Nothing but the lines from the top of the data to the line holding "3532, 3882, 4477];" should be printed, word for word and both ends included; leave the pictures out.

===

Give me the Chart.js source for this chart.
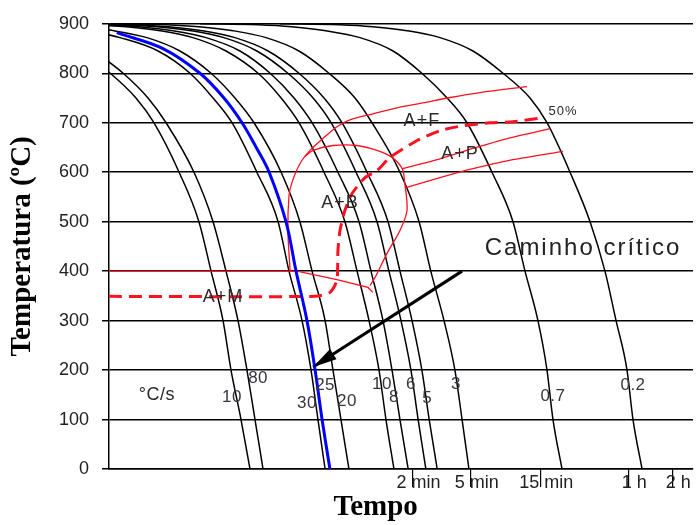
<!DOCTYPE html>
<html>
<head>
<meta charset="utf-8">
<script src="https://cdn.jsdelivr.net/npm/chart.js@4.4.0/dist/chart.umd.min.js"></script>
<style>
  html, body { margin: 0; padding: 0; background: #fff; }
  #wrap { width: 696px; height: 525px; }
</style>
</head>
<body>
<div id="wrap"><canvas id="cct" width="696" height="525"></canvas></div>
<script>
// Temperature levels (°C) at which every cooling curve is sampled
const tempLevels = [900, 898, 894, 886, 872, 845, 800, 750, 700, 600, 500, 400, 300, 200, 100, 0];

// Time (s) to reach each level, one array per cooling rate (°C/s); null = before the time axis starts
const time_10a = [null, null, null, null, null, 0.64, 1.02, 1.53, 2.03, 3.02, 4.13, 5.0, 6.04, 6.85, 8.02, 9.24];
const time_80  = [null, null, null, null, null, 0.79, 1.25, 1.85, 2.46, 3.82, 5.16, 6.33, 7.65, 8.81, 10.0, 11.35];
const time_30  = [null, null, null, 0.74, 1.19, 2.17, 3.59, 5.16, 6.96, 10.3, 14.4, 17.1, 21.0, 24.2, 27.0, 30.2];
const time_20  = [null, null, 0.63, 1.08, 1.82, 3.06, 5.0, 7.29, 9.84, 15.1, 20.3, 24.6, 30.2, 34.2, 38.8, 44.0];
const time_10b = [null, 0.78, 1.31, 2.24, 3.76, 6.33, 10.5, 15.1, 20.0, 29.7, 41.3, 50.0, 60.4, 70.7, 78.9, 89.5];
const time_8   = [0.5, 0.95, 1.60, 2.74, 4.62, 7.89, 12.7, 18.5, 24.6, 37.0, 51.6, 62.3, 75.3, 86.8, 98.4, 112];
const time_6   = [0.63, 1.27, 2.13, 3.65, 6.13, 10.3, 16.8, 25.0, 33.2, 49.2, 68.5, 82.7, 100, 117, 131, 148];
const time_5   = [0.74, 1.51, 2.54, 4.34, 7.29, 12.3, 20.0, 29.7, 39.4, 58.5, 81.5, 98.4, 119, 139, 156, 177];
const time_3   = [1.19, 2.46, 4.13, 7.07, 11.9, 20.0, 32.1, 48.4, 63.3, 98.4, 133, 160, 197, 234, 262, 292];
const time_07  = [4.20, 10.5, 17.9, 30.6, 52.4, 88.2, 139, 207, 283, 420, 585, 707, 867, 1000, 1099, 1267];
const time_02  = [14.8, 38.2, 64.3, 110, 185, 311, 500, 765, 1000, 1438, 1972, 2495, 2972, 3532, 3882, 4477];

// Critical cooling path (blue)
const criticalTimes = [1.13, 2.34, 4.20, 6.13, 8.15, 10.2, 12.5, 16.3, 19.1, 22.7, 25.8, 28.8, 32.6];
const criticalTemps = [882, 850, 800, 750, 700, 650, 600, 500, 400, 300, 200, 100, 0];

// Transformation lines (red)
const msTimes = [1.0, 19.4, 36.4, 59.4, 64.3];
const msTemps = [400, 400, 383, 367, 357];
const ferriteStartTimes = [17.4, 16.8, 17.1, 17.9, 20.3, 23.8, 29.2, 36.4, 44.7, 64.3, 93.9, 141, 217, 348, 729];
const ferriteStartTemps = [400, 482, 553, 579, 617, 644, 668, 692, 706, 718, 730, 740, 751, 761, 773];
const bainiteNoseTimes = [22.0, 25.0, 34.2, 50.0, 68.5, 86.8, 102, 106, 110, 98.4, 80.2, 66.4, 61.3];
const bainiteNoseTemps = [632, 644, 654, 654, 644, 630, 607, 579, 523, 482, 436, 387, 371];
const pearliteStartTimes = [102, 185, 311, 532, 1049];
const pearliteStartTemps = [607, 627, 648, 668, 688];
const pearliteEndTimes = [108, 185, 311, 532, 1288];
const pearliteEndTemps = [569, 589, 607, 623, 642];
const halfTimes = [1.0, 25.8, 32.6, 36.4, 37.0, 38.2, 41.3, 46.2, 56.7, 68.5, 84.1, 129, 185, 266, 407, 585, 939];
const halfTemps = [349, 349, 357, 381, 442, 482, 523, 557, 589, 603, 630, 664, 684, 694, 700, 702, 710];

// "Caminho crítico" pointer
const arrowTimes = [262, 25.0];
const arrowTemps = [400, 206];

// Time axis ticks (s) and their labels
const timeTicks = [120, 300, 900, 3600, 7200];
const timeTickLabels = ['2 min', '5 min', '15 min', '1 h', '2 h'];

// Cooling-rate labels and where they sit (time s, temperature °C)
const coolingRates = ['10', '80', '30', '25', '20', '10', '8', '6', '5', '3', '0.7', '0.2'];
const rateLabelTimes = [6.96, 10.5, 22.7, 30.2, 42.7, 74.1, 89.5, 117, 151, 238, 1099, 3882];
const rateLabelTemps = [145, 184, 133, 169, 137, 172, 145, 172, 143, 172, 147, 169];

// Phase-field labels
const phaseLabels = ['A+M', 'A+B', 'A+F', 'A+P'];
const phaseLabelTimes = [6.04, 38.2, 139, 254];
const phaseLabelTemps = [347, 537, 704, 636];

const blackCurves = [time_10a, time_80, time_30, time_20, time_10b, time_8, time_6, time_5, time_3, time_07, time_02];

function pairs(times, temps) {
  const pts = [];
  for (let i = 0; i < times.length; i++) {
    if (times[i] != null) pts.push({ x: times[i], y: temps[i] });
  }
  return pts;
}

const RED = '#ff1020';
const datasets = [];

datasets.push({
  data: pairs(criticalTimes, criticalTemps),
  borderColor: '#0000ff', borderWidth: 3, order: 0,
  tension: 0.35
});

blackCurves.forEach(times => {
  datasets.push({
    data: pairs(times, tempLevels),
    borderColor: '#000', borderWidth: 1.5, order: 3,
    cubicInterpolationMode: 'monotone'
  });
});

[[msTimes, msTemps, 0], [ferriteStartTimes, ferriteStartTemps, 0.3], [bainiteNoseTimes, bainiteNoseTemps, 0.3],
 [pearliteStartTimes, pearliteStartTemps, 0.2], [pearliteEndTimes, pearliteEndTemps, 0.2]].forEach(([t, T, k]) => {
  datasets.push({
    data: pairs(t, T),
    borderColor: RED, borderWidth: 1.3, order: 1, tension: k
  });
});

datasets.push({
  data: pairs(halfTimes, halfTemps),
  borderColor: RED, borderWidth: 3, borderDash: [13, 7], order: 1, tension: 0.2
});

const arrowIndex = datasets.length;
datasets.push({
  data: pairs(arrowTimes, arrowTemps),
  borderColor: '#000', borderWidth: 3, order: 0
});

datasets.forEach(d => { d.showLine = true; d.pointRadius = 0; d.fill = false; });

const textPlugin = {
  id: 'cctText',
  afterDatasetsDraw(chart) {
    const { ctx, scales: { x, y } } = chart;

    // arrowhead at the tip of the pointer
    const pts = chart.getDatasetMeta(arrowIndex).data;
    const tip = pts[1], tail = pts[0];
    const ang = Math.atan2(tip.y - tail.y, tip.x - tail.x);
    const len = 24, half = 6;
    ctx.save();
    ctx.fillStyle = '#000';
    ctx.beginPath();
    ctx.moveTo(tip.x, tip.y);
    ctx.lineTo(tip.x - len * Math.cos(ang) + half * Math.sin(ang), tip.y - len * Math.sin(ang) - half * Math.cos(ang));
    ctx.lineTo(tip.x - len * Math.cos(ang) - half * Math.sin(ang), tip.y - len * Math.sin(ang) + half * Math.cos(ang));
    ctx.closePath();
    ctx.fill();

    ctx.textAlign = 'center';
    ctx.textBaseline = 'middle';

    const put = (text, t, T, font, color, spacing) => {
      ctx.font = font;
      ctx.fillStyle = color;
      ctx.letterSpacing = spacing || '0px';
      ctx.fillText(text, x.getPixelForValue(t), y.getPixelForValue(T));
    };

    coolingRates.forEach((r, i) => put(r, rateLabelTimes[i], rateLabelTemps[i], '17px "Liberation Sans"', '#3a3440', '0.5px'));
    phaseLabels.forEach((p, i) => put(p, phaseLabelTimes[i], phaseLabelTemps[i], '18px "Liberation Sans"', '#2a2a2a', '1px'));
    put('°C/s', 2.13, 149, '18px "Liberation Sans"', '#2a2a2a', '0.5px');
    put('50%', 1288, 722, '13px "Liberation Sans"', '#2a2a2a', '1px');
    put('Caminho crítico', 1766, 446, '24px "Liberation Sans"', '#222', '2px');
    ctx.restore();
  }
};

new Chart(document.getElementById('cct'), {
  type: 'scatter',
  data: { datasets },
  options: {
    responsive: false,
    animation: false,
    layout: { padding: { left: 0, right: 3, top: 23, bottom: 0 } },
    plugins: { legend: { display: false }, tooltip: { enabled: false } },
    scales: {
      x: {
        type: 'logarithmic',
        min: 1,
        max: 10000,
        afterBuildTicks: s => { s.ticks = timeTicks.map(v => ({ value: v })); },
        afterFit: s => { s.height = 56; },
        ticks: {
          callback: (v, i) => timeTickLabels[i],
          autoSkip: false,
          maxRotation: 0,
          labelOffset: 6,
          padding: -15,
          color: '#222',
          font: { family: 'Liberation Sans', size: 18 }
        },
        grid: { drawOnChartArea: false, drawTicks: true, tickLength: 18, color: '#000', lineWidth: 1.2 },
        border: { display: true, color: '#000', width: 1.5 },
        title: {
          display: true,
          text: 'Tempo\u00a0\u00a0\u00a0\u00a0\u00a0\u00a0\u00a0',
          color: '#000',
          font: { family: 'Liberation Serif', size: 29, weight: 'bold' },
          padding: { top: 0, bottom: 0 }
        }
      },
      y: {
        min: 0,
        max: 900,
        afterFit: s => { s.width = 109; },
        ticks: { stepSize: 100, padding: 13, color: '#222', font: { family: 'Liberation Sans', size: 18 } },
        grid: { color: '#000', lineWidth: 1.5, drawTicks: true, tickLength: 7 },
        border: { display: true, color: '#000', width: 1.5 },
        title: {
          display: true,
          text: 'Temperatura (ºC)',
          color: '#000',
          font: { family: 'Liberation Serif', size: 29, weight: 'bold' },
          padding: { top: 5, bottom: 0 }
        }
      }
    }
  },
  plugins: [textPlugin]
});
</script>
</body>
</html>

===

**THE ANSWER:**
Give me the Chart.js source for this chart.
<!DOCTYPE html>
<html>
<head>
<meta charset="utf-8">
<script src="https://cdn.jsdelivr.net/npm/chart.js@4.4.0/dist/chart.umd.min.js"></script>
<style>
  html, body { margin: 0; padding: 0; background: #fff; }
  #wrap { width: 696px; height: 525px; }
</style>
</head>
<body>
<div id="wrap"><canvas id="cct" width="696" height="525"></canvas></div>
<script>
// Temperature levels (°C) at which every cooling curve is sampled
const tempLevels = [900, 898, 894, 886, 872, 845, 800, 750, 700, 600, 500, 400, 300, 200, 100, 0];

// Time (s) to reach each level, one array per cooling rate (°C/s); null = before the time axis starts
const time_10a = [null, null, null, null, null, 0.64, 1.02, 1.53, 2.03, 3.02, 4.13, 5.0, 6.04, 6.85, 8.02, 9.24];
const time_80  = [null, null, null, null, null, 0.79, 1.25, 1.85, 2.46, 3.82, 5.16, 6.33, 7.65, 8.81, 10.0, 11.35];
const time_30  = [null, null, null, 0.74, 1.19, 2.17, 3.59, 5.16, 6.96, 10.3, 14.4, 17.1, 21.0, 24.2, 27.0, 30.2];
const time_20  = [null, null, 0.63, 1.08, 1.82, 3.06, 5.0, 7.29, 9.84, 15.1, 20.3, 24.6, 30.2, 34.2, 38.8, 44.0];
const time_10b = [null, 0.78, 1.31, 2.24, 3.76, 6.33, 10.5, 15.1, 20.0, 29.7, 41.3, 50.0, 60.4, 70.7, 78.9, 89.5];
const time_8   = [0.5, 0.95, 1.60, 2.74, 4.62, 7.89, 12.7, 18.5, 24.6, 37.0, 51.6, 62.3, 75.3, 86.8, 98.4, 112];
const time_6   = [0.63, 1.27, 2.13, 3.65, 6.13, 10.3, 16.8, 25.0, 33.2, 49.2, 68.5, 82.7, 100, 117, 131, 148];
const time_5   = [0.74, 1.51, 2.54, 4.34, 7.29, 12.3, 20.0, 29.7, 39.4, 58.5, 81.5, 98.4, 119, 139, 156, 177];
const time_3   = [1.19, 2.46, 4.13, 7.07, 11.9, 20.0, 32.1, 48.4, 63.3, 98.4, 133, 160, 197, 234, 262, 292];
const time_07  = [4.20, 10.5, 17.9, 30.6, 52.4, 88.2, 139, 207, 283, 420, 585, 707, 867, 1000, 1099, 1267];
const time_02  = [14.8, 38.2, 64.3, 110, 185, 311, 500, 765, 1000, 1438, 1972, 2495, 2972, 3532, 3882, 4477];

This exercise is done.